PICKERING, ON, Dec. 6 /CNW/ - A better job will be done of reviewing the sale price of a home when it differs significantly from its assessed value, according to Dan Mathieson, Chair of the Municipal Property Assessment Corporation (MPAC) Board of Directors.
"Our job is to make sure that the assessed value of a home is accurate. While the sale price is a significant indication of the accuracy of our values, it is not the only one. A number of factors can result in a sale price that is significantly higher or lower than the assessed value. We will do a better job of looking at sales to see whether any of these factors are at play or if the home is not accurately assessed," Mathieson said.
In his report released today, the Auditor General identified a number of properties in which the sale price was significantly above or below the assessed value of the property.
In many of the cases in which the sale price was higher than the assessed value, an older home had been torn down and a new home built on the property that was sold at a significantly higher price than the assessed value.
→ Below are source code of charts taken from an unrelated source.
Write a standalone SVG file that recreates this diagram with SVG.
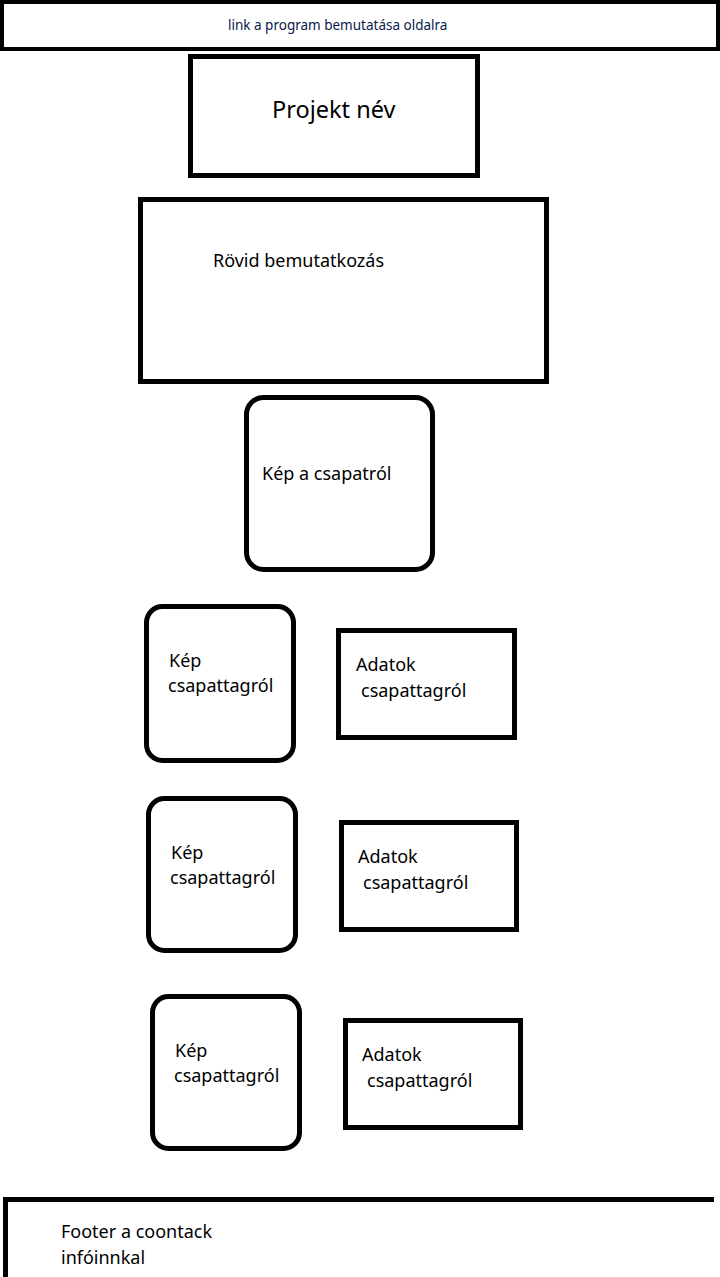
<svg xmlns="http://www.w3.org/2000/svg" width="720" height="1277" viewBox="0 0 720 1277">
  <style>
    .box { fill: #ffffff; stroke: #000000; stroke-width: 5; }
    .thin { fill: #ffffff; stroke: #000000; stroke-width: 4; }
    .lbl { font-family: "Noto Sans", "Open Sans", sans-serif; font-size: 18px; fill: #000000; }
    .link { font-family: "Noto Sans", "Open Sans", sans-serif; font-size: 13.5px; fill: #0a1a4a; }
    .title { font-family: "Noto Sans", "Open Sans", sans-serif; font-size: 23.5px; fill: #000000; }
  </style>
  <rect width="720" height="1277" fill="#ffffff"/>

  <!-- top navigation bar -->
  <g id="nav-link">
    <rect class="thin" x="2" y="2" width="716" height="47"/>
    <text class="link" x="228" y="30">link a program bemutatása oldalra</text>
  </g>

  <!-- project title -->
  <g id="project-name">
    <rect class="box" x="190.5" y="56.5" width="287" height="119"/>
    <text class="title" x="272" y="118">Projekt név</text>
  </g>

  <!-- short introduction -->
  <g id="intro">
    <rect class="box" x="140.5" y="199.5" width="406" height="182"/>
    <text class="lbl" x="213" y="267">Rövid bemutatkozás</text>
  </g>

  <!-- team photo -->
  <g id="team-photo">
    <rect class="box" x="246.5" y="397.5" width="186" height="172" rx="17"/>
    <text class="lbl" x="262" y="480">Kép a csapatról</text>
  </g>

  <!-- team member 1 -->
  <g id="member1-photo">
    <rect class="box" x="146.5" y="606.5" width="147" height="154" rx="16"/>
    <text class="lbl" x="169" y="667">Kép</text>
    <text class="lbl" x="168" y="692">csapattagról</text>
  </g>
  <g id="member1-data">
    <rect class="box" x="338.5" y="630.5" width="176" height="107"/>
    <text class="lbl" x="356" y="671">Adatok</text>
    <text class="lbl" x="361" y="697">csapattagról</text>
  </g>

  <!-- team member 2 -->
  <g id="member2-photo">
    <rect class="box" x="148.5" y="798.5" width="147" height="152" rx="16"/>
    <text class="lbl" x="171" y="859">Kép</text>
    <text class="lbl" x="170" y="884">csapattagról</text>
  </g>
  <g id="member2-data">
    <rect class="box" x="341.5" y="822.5" width="175" height="107"/>
    <text class="lbl" x="358" y="863">Adatok</text>
    <text class="lbl" x="363" y="889">csapattagról</text>
  </g>

  <!-- team member 3 -->
  <g id="member3-photo">
    <rect class="box" x="152.5" y="996.5" width="147" height="152" rx="16"/>
    <text class="lbl" x="175" y="1057">Kép</text>
    <text class="lbl" x="174" y="1082">csapattagról</text>
  </g>
  <g id="member3-data">
    <rect class="box" x="345.5" y="1020.5" width="175" height="107"/>
    <text class="lbl" x="362" y="1061">Adatok</text>
    <text class="lbl" x="367" y="1087">csapattagról</text>
  </g>

  <!-- footer -->
  <g id="footer">
    <path d="M5.5 1280 V1199.5 H714" fill="none" stroke="#000000" stroke-width="5"/>
    <text class="lbl" x="61" y="1238">Footer a coontack</text>
    <text class="lbl" x="61" y="1264">infóinnkal</text>
  </g>

  <g id="connectors"></g>
</svg>
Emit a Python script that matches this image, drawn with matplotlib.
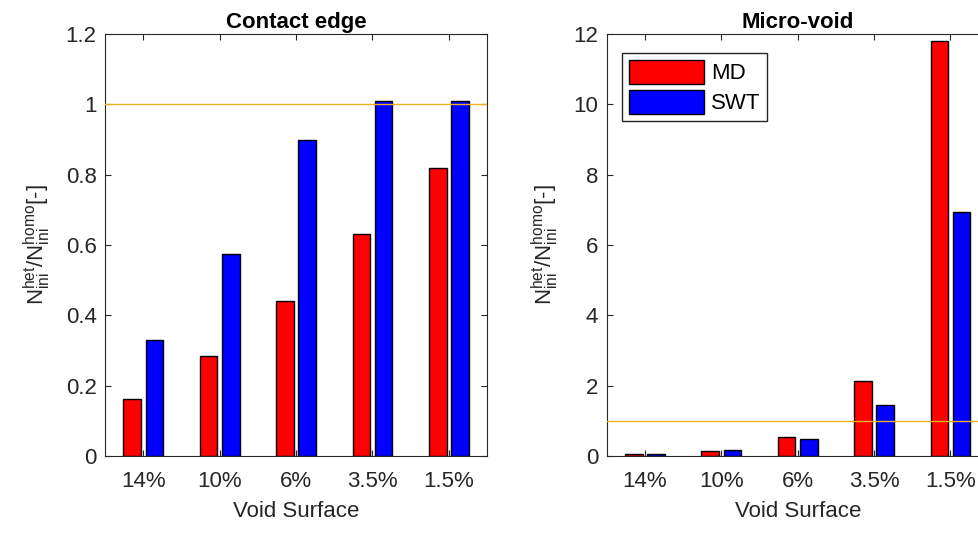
import matplotlib.pyplot as plt
import numpy as np

plt.rcParams['font.family'] = ['Liberation Sans', 'DejaVu Sans']
plt.rcParams['mathtext.fontset'] = 'custom'
plt.rcParams['mathtext.rm'] = 'Liberation Sans'
plt.rcParams['mathtext.it'] = 'Liberation Sans'

categories = ['14%', '10%', '6%', '3.5%', '1.5%']
edge_md = [0.163, 0.285, 0.442, 0.630, 0.818]
edge_swt = [0.330, 0.575, 0.900, 1.010, 1.010]
void_md = [0.057, 0.14, 0.55, 2.13, 11.79]
void_swt = [0.05, 0.16, 0.48, 1.45, 6.93]

panels = [
    ('Contact edge', edge_md, edge_swt, [0, 1.2], np.arange(0, 1.21, 0.2),
     ['0', '0.2', '0.4', '0.6', '0.8', '1', '1.2'], 0.1073),
    ('Micro-void', void_md, void_swt, [0, 12], np.arange(0, 12.1, 2),
     ['0', '2', '4', '6', '8', '10', '12'], 0.6197),
]

fig = plt.figure(figsize=(9.79, 5.57), dpi=100, facecolor='w')
x = np.arange(1, len(categories) + 1)
w = 0.23
off = 0.145
fs = 16
ylab = r'$\mathregular{N_{ini}^{het}/N_{ini}^{homo}}$[-]'

for i, (title, md, swt, ylim, yt, ytl, left) in enumerate(panels):
    ax = fig.add_axes([left, 0.1813, 0.3902, 0.7576])
    ax.bar(x - off, md, w, color='#ff0000', edgecolor='black', linewidth=1, label='MD', zorder=2)
    ax.bar(x + off, swt, w, color='#0000ff', edgecolor='black', linewidth=1, label='SWT', zorder=2)
    ax.axhline(1, color=(0.929, 0.694, 0.125), linewidth=1, zorder=3)
    ax.set_xlim(0.5, 5.5)
    ax.set_ylim(ylim)
    ax.set_xticks(x)
    ax.set_xticklabels(categories)
    ax.set_yticks(yt)
    ax.set_yticklabels(ytl)
    ax.tick_params(direction='in', length=4, width=0.8, colors='#262626',
                   labelsize=fs, top=True, right=True)
    ax.tick_params(axis='x', pad=11)
    ax.tick_params(axis='y', pad=6)
    for s in ax.spines.values():
        s.set_color('#262626')
        s.set_linewidth(0.8)
    ax.set_title(title, fontsize=fs, fontweight='bold', pad=4)
    ax.set_xlabel('Void Surface', fontsize=fs, color='#262626', labelpad=6)
    ax.set_ylabel(ylab, fontsize=fs, color='#262626', labelpad=9)
    if i == 1:
        ax.legend(loc='upper left', bbox_to_anchor=(0.04, 0.955), fontsize=fs,
                  handlelength=3.4, handleheight=1.3, handletextpad=0.3,
                  labelspacing=0.25, borderpad=0.3, fancybox=False,
                  edgecolor='#262626', framealpha=1, borderaxespad=0)

fig.savefig('out.png', dpi=100)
The increased value will be captured in subsequent permit inspections, according to Carl Isenburg, MPAC's President and Chief Administrative Officer.
A sale price significantly lower than the assessed value could be the result of other factors, such as a distress sale or a sale to relatives, according to Isenburg.
"If five homes in a neighbourhood have sold for $350,000 and one sells for half that, it raises a red flag. There could be something wrong with the value or there could be another reason. We will do a better job of finding out why there is a difference, and if the value is wrong, we will correct it," Isenburg said.
Isenburg noted that the Auditor General did not question MPAC's valuation models or methods, which meet or exceed standards set by the International Association of Assessing Officers (IAAO).
Other recommendations in the Auditor General's report dealt with procurement, expenses and record-keeping.
"A number of the recommendations related to issues identified in 2009 and before. We have addressed those issues and implemented new policies and procedures to correct them as recommended by the Auditor General," Isenburg said.
All nine recommendations in the Auditor General's report were accepted by MPAC and a number have already been implemented.
MPAC (www.mpac.ca) is a not-for-profit corporation funded by all Ontario municipalities. MPAC is responsible for administering a uniform, province-wide property assessment system based on current values. It provides a range of services, including the preparation of annual assessment rolls for use by municipalities and the Province of Ontario to calculate property taxes and education taxes. Municipal enumerations are also conducted by MPAC in order to prepare a Preliminary List of Electors for each municipality and school board during an election year.
MPAC has 33 local offices located across Ontario. Its head office is located in Pickering.